From Trona Pinnacles, I drove the 200 miles to Sequoia National Park. You leave the desert slowly gaining elevation, passing mountains, rolling hills, pasture, and orchards. Most people think of California as being only beach and city. They forget that it is a massive state, with some of the prettiest countryside I have ever seen. You can leave the desert, and be in Los Angeles, or 8000 feet up standing in a grove covered in snow with the largest trees on earth. The California you experience is up to you, it's all pretty great!
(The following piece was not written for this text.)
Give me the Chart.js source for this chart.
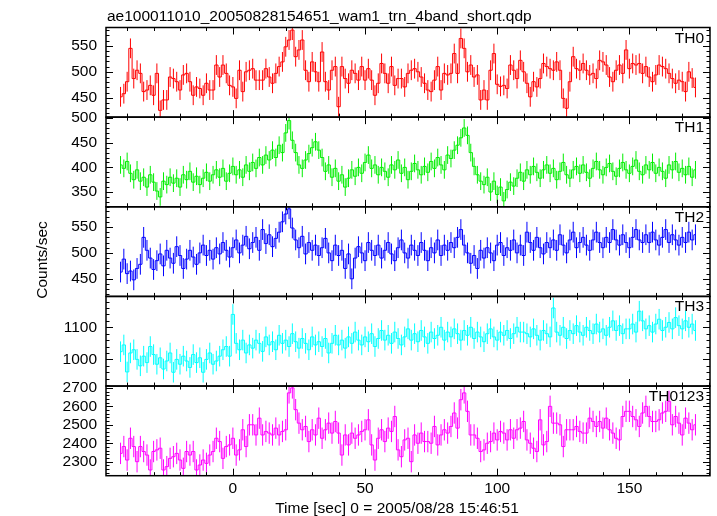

Sequoia National Park covers over 400,000 acres and includes the highest peak in the Continental US. It contains five of the ten largest trees on earth including the largest. General Sherman stands at an impressive 275 feet tall and 102 feet around, its massive. However it is not the tallest tree in the world, that title goes to Hyperion a California Red Wood that is over 100 feet taller. In February the High Sierras experience regular snow, and lots of it. You are required to have snow chains and use them when needed. From Three Rivers California, you gain 6000 feet of elevation to get to the Sequoia Groves. During my visit it snowed, but that did not stop me, with the EOS R, I felt confident. With temps in the low 20s with snow, I was still able to get the shots I wanted. The camera, 16-35mm, and 50mm performed flawlessly. I would regularly have to brush the snow off, but it worked perfectly all day. It was an experience I will never forget.
Looking back I made the right choice in gear for this trip. I had all my focal lengths covered except for long telephoto, but with the modern megapixel count so high, you can crop if needed. The EOS R paired with these lenses provided a smaller system with professional image quality. I look forward to traveling more with it in the future.